Friday, October 15, 2010

Life continues to get in the way!

I have been here to post numerous times over the past few months. Mostly knowing no one is reading has kept me away. But also life wreaks havoc and gets in the way. We are still processing thru dh's bi-polar issues. The great news is we moved back to town, and love our house. Everyone has their own room, but the princess and the baby share. Princess started kindergarten, baby is lost without her. The big boy is enjoying his junior year, drummer boy loves 7th grade and middle boy went into middle school without any trouble at all! Praise God for all the great things amidst the hard things! Will try later to add more.

Sunday, February 14, 2010

Can anyone say try number 3? Life gets in the way of my trying to blog. There is so much to process thru, my DH went thru yet another manic phase, and hospitalization in December. We are just now getting him back, he goes back to work tomorrow after having 2 months off on short term disability. Oy, it's such a challenge.

Wednesday, September 30, 2009

So, here goes try number 2

I have tried blogging before...then our life was turned upsidedown, and now here I am again. I have to say, I am a little anxious. I am really a boring person, not much exciting going on in my life. Just a stay at home mom to 5 kids here with me, a former homeschooler, trying to learn a little about floral design, working on my marriage and stuggling to be obedient to God. I read various blogs and think, Wow! I have nothing like that to share. I do know writing is a talent, and I hope to hone this craft. I also know that processing life thru writing helps, so this is my first go. I don't know who will even read this, but if you are, Thank You.

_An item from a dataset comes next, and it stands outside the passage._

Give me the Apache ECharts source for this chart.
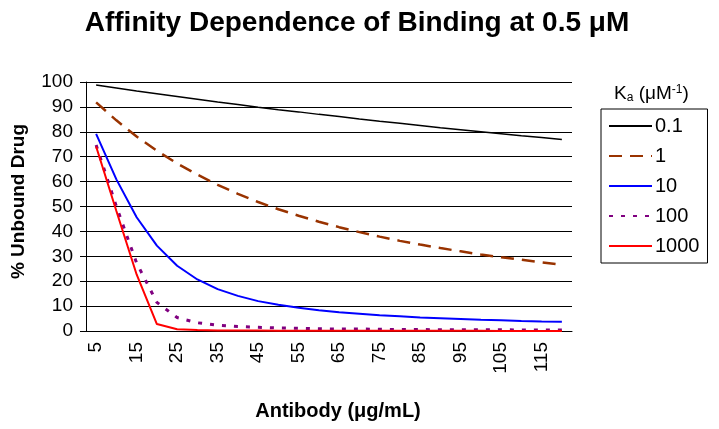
<!DOCTYPE html>
<html>
<head>
<meta charset="utf-8">
<script src="https://cdn.jsdelivr.net/npm/echarts@6/dist/echarts.min.js"></script>
<style>
html,body{margin:0;padding:0;background:#fff;}
#chart{width:719px;height:429px;}
</style>
</head>
<body>
<div id="chart"></div>
<script>
const antibody = ['5','10','15','20','25','30','35','40','45','50','55','60','65','70','75','80','85','90','95','100','105','110','115','120'];
const ka01 = [98.8, 97.6, 96.4, 95.3, 94.2, 93.1, 92.0, 91.0, 89.9, 88.9, 88.0, 87.0, 86.1, 85.1, 84.2, 83.4, 82.5, 81.6, 80.8, 80.0, 79.2, 78.4, 77.7, 76.9];
const ka1 = [91.8, 84.6, 78.1, 72.4, 67.3, 62.8, 58.7, 55.1, 51.8, 48.9, 46.3, 43.9, 41.7, 39.7, 37.9, 36.2, 34.7, 33.3, 32.0, 30.7, 29.6, 28.6, 27.6, 26.6];
const ka10 = [79.2, 60.9, 45.7, 34.3, 26.2, 20.7, 16.8, 14.1, 12.0, 10.5, 9.3, 8.3, 7.5, 6.9, 6.3, 5.9, 5.4, 5.1, 4.8, 4.5, 4.3, 4.0, 3.8, 3.7];
const ka100 = [74.7, 50.0, 27.3, 11.5, 5.4, 3.3, 2.3, 1.8, 1.5, 1.2, 1.1, 0.9, 0.8, 0.8, 0.7, 0.6, 0.6, 0.5, 0.5, 0.5, 0.5, 0.4, 0.4, 0.4];
const ka1000 = [74.1, 48.2, 22.7, 2.8, 0.7, 0.4, 0.2, 0.2, 0.2, 0.1, 0.1, 0.1, 0.1, 0.1, 0.1, 0.1, 0.1, 0.1, 0.1, 0.1, 0.0, 0.0, 0.0, 0.0];
const seriesNames = ['0.1', '1', '10', '100', '1000'];
const yTicks = [0, 10, 20, 30, 40, 50, 60, 70, 80, 90, 100];

const FONT = '"Liberation Sans", Arial, sans-serif';
const chart = echarts.init(document.getElementById('chart'), null, {renderer: 'canvas'});

function mk(name, data, color, width, type) {
  return {
    name: name, type: 'line', data: data, symbol: 'none', smooth: false,
    lineStyle: {color: color, width: width, type: type, cap: 'butt'},
    itemStyle: {color: color},
    emphasis: {disabled: true}, animation: false
  };
}

chart.setOption({
  backgroundColor: '#ffffff',
  animation: false,
  textStyle: {fontFamily: FONT},
  title: {
    text: 'Affinity Dependence of Binding at 0.5 μM',
    left: 352, top: 4, textAlign: 'center',
    textStyle: {fontFamily: FONT, fontWeight: 'bold', fontSize: 28, color: '#000'}
  },
  grid: {left: 86, right: 147, top: 82, bottom: 98, containLabel: false},
  xAxis: {
    type: 'category', data: antibody, boundaryGap: true,
    name: 'Antibody (μg/mL)', nameLocation: 'middle', nameGap: 70,
    nameTextStyle: {fontFamily: FONT, fontWeight: 'bold', fontSize: 20, color: '#000', padding: [0, 0, 0, 18]},
    axisLine: {lineStyle: {color: '#000', width: 1}},
    axisTick: {interval: 0, length: 6, lineStyle: {color: '#000'}},
    axisLabel: {interval: 1, rotate: 90, margin: 11, fontSize: 19, color: '#000', fontFamily: FONT},
    splitLine: {show: false}
  },
  yAxis: {
    type: 'value', min: 0, max: 100, interval: 10,
    name: '% Unbound Drug', nameLocation: 'middle', nameGap: 58, nameRotate: 90,
    nameTextStyle: {fontFamily: FONT, fontWeight: 'bold', fontSize: 19, color: '#000', padding: [0, 0, 0, 10]},
    axisLine: {show: true, lineStyle: {color: '#000', width: 1}},
    axisTick: {show: true, length: 6, lineStyle: {color: '#000'}},
    axisLabel: {margin: 13, fontSize: 19, color: '#000', fontFamily: FONT,
      formatter: function (v) { return yTicks.indexOf(v) >= 0 ? String(v) : ''; }},
    splitLine: {show: true, lineStyle: {color: '#000', width: 1}}
  },
  legend: {
    orient: 'vertical', left: 601, top: 109,
    data: seriesNames,
    itemWidth: 43, itemHeight: 14, itemGap: 10,
    padding: [7, 8, 7, 7],
    borderColor: '#000', borderWidth: 1,
    itemStyle: {opacity: 0, borderWidth: 0},
    textStyle: {fontFamily: FONT, fontSize: 20, color: '#000', padding: [0, 0, 0, -2]},
    selectedMode: false
  },
  graphic: [{
    type: 'text', left: 614, top: 84,
    style: {
      text: '{k|K}{s|a}{k| (μM}{p|-1}{k|)}',
      rich: {
        k: {fontFamily: FONT, fontSize: 19, fill: '#000', color: '#000'},
        s: {fontFamily: FONT, fontSize: 12, fill: '#000', color: '#000', padding: [8, 0, 0, 0], verticalAlign: 'bottom'},
        p: {fontFamily: FONT, fontSize: 12, fill: '#000', color: '#000', padding: [0, 0, 8, 0], verticalAlign: 'top'}
      }
    }
  }],
  series: [
    mk('0.1', ka01, '#000000', 1.5, 'solid'),
    mk('1', ka1, '#993300', 2.5, [13, 8]),
    mk('10', ka10, '#0000ff', 2, 'solid'),
    mk('100', ka100, '#800080', 3, [4, 8]),
    mk('1000', ka1000, '#ff0000', 2, 'solid')
  ]
});
</script>
</body>
</html>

A little about me. I have been married to the love of my life for 18 years. We met each other over 20 years ago in college. We got married young, thankfully trusted Jesus as our saviour, and started a family shortly after that. I have given birth to 6 beautiful children...5 are here with me, one in the arms of Jesus. My husband was diagnosed as having bi-polar disorder 18 months ago, hence the life turning upsidedown comment before. We have struggled. It's not easy or pretty, and I guess I hope to use this as an avenue for healing and being real.

We live in the country on an acreage, and hope to move back into town next spring. We enjoy our pets, but have far too many cats. The kids love the outdoors, but not the work it takes to live where we do. I love the space, but not the drive into town on the 5th trip of the day. Our house is big, but not energy efficent at all. God gave us the desires of our heart, but we have found our heart longs a simpler life. Funny how that happens.

I think I will end here, see how this looks and come back tomorrow!